_DIRECTIONS_: Write out the material again exactly, please, and omit the pictures.
-- START OF DATA SHOWN --
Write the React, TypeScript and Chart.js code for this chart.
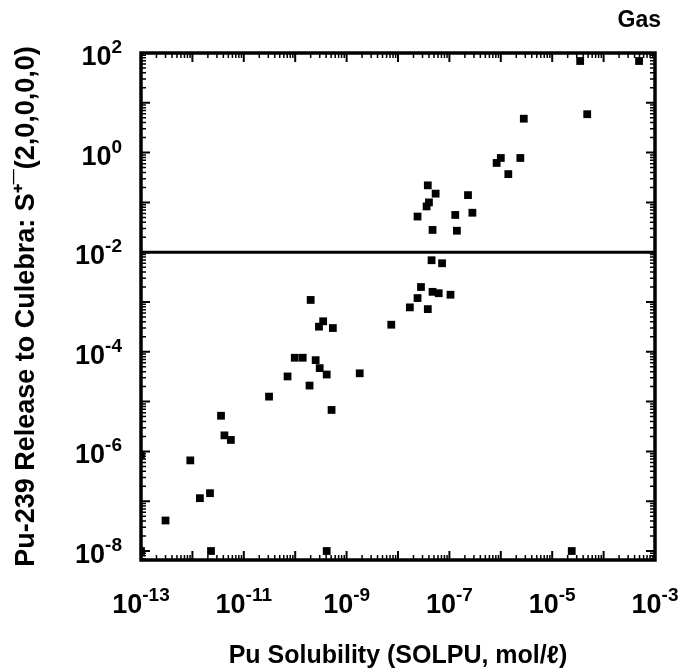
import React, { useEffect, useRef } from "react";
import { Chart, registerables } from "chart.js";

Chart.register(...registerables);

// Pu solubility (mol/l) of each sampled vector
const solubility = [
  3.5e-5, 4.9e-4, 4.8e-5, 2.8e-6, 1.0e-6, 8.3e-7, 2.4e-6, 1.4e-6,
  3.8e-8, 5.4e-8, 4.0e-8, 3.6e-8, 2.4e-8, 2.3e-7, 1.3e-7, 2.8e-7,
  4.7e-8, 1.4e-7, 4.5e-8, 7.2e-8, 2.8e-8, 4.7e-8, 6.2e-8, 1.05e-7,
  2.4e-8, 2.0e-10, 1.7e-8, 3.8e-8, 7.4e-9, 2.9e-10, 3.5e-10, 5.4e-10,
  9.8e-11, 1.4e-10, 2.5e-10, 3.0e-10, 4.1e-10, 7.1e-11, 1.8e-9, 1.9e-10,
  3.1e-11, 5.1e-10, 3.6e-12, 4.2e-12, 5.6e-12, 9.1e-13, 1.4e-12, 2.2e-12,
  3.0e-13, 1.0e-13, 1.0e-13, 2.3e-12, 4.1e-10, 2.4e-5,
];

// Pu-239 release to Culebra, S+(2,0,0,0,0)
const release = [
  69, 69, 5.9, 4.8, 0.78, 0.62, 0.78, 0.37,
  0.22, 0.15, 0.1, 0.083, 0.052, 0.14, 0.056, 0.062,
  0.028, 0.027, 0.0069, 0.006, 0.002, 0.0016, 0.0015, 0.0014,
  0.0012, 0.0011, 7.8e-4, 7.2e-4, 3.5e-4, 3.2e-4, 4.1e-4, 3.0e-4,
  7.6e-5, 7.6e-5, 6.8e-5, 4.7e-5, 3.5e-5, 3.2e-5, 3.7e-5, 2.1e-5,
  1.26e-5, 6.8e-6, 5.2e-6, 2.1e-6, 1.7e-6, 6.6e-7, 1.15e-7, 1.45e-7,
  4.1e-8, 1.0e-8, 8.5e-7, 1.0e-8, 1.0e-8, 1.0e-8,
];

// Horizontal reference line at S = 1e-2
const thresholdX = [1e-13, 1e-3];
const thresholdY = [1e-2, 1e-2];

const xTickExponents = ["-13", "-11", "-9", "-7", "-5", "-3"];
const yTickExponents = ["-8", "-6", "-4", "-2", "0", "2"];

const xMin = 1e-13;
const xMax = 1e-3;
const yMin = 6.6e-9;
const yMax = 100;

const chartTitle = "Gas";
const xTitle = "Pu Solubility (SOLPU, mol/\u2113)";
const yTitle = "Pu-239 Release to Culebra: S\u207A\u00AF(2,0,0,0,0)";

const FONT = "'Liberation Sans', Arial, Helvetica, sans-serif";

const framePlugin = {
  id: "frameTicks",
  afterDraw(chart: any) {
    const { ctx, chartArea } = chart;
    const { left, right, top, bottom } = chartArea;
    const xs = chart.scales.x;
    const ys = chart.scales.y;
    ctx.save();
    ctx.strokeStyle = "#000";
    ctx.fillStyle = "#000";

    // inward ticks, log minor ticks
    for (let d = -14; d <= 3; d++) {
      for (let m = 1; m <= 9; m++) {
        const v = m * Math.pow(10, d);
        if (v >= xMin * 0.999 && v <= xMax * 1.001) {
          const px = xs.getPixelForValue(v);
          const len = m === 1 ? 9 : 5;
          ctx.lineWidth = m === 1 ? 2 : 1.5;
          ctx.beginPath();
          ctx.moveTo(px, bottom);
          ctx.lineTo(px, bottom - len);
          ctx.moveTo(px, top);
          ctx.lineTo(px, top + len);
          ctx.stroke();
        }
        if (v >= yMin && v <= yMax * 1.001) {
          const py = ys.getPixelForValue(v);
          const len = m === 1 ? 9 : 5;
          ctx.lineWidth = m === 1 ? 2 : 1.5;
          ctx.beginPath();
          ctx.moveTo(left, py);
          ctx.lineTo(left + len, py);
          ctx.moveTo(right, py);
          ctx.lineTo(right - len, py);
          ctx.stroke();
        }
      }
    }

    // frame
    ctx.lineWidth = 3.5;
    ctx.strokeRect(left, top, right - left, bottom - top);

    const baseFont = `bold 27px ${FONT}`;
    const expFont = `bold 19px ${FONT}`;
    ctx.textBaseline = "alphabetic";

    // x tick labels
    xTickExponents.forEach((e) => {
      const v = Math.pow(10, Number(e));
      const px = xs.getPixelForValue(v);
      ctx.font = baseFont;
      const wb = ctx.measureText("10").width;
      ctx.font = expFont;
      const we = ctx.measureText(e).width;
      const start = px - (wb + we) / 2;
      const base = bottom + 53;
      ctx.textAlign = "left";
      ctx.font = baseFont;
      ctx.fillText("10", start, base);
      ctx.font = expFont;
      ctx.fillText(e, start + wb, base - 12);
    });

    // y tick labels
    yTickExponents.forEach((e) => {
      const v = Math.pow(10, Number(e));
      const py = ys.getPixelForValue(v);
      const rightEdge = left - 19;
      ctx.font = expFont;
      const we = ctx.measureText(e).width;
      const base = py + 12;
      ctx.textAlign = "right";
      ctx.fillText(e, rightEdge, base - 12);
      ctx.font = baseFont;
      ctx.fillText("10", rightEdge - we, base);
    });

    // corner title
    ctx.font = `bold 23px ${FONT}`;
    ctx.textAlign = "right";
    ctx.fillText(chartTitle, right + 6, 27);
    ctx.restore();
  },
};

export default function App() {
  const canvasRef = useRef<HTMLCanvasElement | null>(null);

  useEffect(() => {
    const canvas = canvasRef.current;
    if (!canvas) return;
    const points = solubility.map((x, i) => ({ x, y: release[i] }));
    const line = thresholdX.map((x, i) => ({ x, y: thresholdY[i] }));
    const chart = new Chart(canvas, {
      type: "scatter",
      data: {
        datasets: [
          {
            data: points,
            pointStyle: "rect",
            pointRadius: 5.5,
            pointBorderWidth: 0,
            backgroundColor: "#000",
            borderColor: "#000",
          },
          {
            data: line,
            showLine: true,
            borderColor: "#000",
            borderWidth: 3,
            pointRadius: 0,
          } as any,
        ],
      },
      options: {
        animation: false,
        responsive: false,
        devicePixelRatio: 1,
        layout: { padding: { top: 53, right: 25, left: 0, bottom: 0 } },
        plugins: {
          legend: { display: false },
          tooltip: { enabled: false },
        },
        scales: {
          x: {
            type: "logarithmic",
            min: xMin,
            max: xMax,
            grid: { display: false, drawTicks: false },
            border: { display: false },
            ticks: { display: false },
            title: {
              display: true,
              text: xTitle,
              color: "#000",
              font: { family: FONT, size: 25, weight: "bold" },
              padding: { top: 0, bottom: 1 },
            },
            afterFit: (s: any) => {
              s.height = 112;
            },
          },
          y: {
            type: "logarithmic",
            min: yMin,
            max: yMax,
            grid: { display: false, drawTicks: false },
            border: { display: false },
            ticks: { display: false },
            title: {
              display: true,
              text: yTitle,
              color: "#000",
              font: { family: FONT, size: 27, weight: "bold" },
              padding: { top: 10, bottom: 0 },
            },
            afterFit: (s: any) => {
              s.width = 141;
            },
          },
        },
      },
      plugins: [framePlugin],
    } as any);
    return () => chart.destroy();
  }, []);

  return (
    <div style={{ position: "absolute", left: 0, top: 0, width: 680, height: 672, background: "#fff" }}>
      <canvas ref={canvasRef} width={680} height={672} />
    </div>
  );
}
-- END OF DATA SHOWN --
_COMPLETED TASK_:
Write the React, TypeScript and Chart.js code for this chart.
import React, { useEffect, useRef } from "react";
import { Chart, registerables } from "chart.js";

Chart.register(...registerables);

// Pu solubility (mol/l) of each sampled vector
const solubility = [
  3.5e-5, 4.9e-4, 4.8e-5, 2.8e-6, 1.0e-6, 8.3e-7, 2.4e-6, 1.4e-6,
  3.8e-8, 5.4e-8, 4.0e-8, 3.6e-8, 2.4e-8, 2.3e-7, 1.3e-7, 2.8e-7,
  4.7e-8, 1.4e-7, 4.5e-8, 7.2e-8, 2.8e-8, 4.7e-8, 6.2e-8, 1.05e-7,
  2.4e-8, 2.0e-10, 1.7e-8, 3.8e-8, 7.4e-9, 2.9e-10, 3.5e-10, 5.4e-10,
  9.8e-11, 1.4e-10, 2.5e-10, 3.0e-10, 4.1e-10, 7.1e-11, 1.8e-9, 1.9e-10,
  3.1e-11, 5.1e-10, 3.6e-12, 4.2e-12, 5.6e-12, 9.1e-13, 1.4e-12, 2.2e-12,
  3.0e-13, 1.0e-13, 1.0e-13, 2.3e-12, 4.1e-10, 2.4e-5,
];

// Pu-239 release to Culebra, S+(2,0,0,0,0)
const release = [
  69, 69, 5.9, 4.8, 0.78, 0.62, 0.78, 0.37,
  0.22, 0.15, 0.1, 0.083, 0.052, 0.14, 0.056, 0.062,
  0.028, 0.027, 0.0069, 0.006, 0.002, 0.0016, 0.0015, 0.0014,
  0.0012, 0.0011, 7.8e-4, 7.2e-4, 3.5e-4, 3.2e-4, 4.1e-4, 3.0e-4,
  7.6e-5, 7.6e-5, 6.8e-5, 4.7e-5, 3.5e-5, 3.2e-5, 3.7e-5, 2.1e-5,
  1.26e-5, 6.8e-6, 5.2e-6, 2.1e-6, 1.7e-6, 6.6e-7, 1.15e-7, 1.45e-7,
  4.1e-8, 1.0e-8, 8.5e-7, 1.0e-8, 1.0e-8, 1.0e-8,
];

// Horizontal reference line at S = 1e-2
const thresholdX = [1e-13, 1e-3];
const thresholdY = [1e-2, 1e-2];

const xTickExponents = ["-13", "-11", "-9", "-7", "-5", "-3"];
const yTickExponents = ["-8", "-6", "-4", "-2", "0", "2"];

const xMin = 1e-13;
const xMax = 1e-3;
const yMin = 6.6e-9;
const yMax = 100;

const chartTitle = "Gas";
const xTitle = "Pu Solubility (SOLPU, mol/\u2113)";
const yTitle = "Pu-239 Release to Culebra: S\u207A\u00AF(2,0,0,0,0)";

const FONT = "'Liberation Sans', Arial, Helvetica, sans-serif";

const framePlugin = {
  id: "frameTicks",
  afterDraw(chart: any) {
    const { ctx, chartArea } = chart;
    const { left, right, top, bottom } = chartArea;
    const xs = chart.scales.x;
    const ys = chart.scales.y;
    ctx.save();
    ctx.strokeStyle = "#000";
    ctx.fillStyle = "#000";

    // inward ticks, log minor ticks
    for (let d = -14; d <= 3; d++) {
      for (let m = 1; m <= 9; m++) {
        const v = m * Math.pow(10, d);
        if (v >= xMin * 0.999 && v <= xMax * 1.001) {
          const px = xs.getPixelForValue(v);
          const len = m === 1 ? 9 : 5;
          ctx.lineWidth = m === 1 ? 2 : 1.5;
          ctx.beginPath();
          ctx.moveTo(px, bottom);
          ctx.lineTo(px, bottom - len);
          ctx.moveTo(px, top);
          ctx.lineTo(px, top + len);
          ctx.stroke();
        }
        if (v >= yMin && v <= yMax * 1.001) {
          const py = ys.getPixelForValue(v);
          const len = m === 1 ? 9 : 5;
          ctx.lineWidth = m === 1 ? 2 : 1.5;
          ctx.beginPath();
          ctx.moveTo(left, py);
          ctx.lineTo(left + len, py);
          ctx.moveTo(right, py);
          ctx.lineTo(right - len, py);
          ctx.stroke();
        }
      }
    }

    // frame
    ctx.lineWidth = 3.5;
    ctx.strokeRect(left, top, right - left, bottom - top);

    const baseFont = `bold 27px ${FONT}`;
    const expFont = `bold 19px ${FONT}`;
    ctx.textBaseline = "alphabetic";

    // x tick labels
    xTickExponents.forEach((e) => {
      const v = Math.pow(10, Number(e));
      const px = xs.getPixelForValue(v);
      ctx.font = baseFont;
      const wb = ctx.measureText("10").width;
      ctx.font = expFont;
      const we = ctx.measureText(e).width;
      const start = px - (wb + we) / 2;
      const base = bottom + 53;
      ctx.textAlign = "left";
      ctx.font = baseFont;
      ctx.fillText("10", start, base);
      ctx.font = expFont;
      ctx.fillText(e, start + wb, base - 12);
    });

    // y tick labels
    yTickExponents.forEach((e) => {
      const v = Math.pow(10, Number(e));
      const py = ys.getPixelForValue(v);
      const rightEdge = left - 19;
      ctx.font = expFont;
      const we = ctx.measureText(e).width;
      const base = py + 12;
      ctx.textAlign = "right";
      ctx.fillText(e, rightEdge, base - 12);
      ctx.font = baseFont;
      ctx.fillText("10", rightEdge - we, base);
    });

    // corner title
    ctx.font = `bold 23px ${FONT}`;
    ctx.textAlign = "right";
    ctx.fillText(chartTitle, right + 6, 27);
    ctx.restore();
  },
};

export default function App() {
  const canvasRef = useRef<HTMLCanvasElement | null>(null);

  useEffect(() => {
    const canvas = canvasRef.current;
    if (!canvas) return;
    const points = solubility.map((x, i) => ({ x, y: release[i] }));
    const line = thresholdX.map((x, i) => ({ x, y: thresholdY[i] }));
    const chart = new Chart(canvas, {
      type: "scatter",
      data: {
        datasets: [
          {
            data: points,
            pointStyle: "rect",
            pointRadius: 5.5,
            pointBorderWidth: 0,
            backgroundColor: "#000",
            borderColor: "#000",
          },
          {
            data: line,
            showLine: true,
            borderColor: "#000",
            borderWidth: 3,
            pointRadius: 0,
          } as any,
        ],
      },
      options: {
        animation: false,
        responsive: false,
        devicePixelRatio: 1,
        layout: { padding: { top: 53, right: 25, left: 0, bottom: 0 } },
        plugins: {
          legend: { display: false },
          tooltip: { enabled: false },
        },
        scales: {
          x: {
            type: "logarithmic",
            min: xMin,
            max: xMax,
            grid: { display: false, drawTicks: false },
            border: { display: false },
            ticks: { display: false },
            title: {
              display: true,
              text: xTitle,
              color: "#000",
              font: { family: FONT, size: 25, weight: "bold" },
              padding: { top: 0, bottom: 1 },
            },
            afterFit: (s: any) => {
              s.height = 112;
            },
          },
          y: {
            type: "logarithmic",
            min: yMin,
            max: yMax,
            grid: { display: false, drawTicks: false },
            border: { display: false },
            ticks: { display: false },
            title: {
              display: true,
              text: yTitle,
              color: "#000",
              font: { family: FONT, size: 27, weight: "bold" },
              padding: { top: 10, bottom: 0 },
            },
            afterFit: (s: any) => {
              s.width = 141;
            },
          },
        },
      },
      plugins: [framePlugin],
    } as any);
    return () => chart.destroy();
  }, []);

  return (
    <div style={{ position: "absolute", left: 0, top: 0, width: 680, height: 672, background: "#fff" }}>
      <canvas ref={canvasRef} width={680} height={672} />
    </div>
  );
}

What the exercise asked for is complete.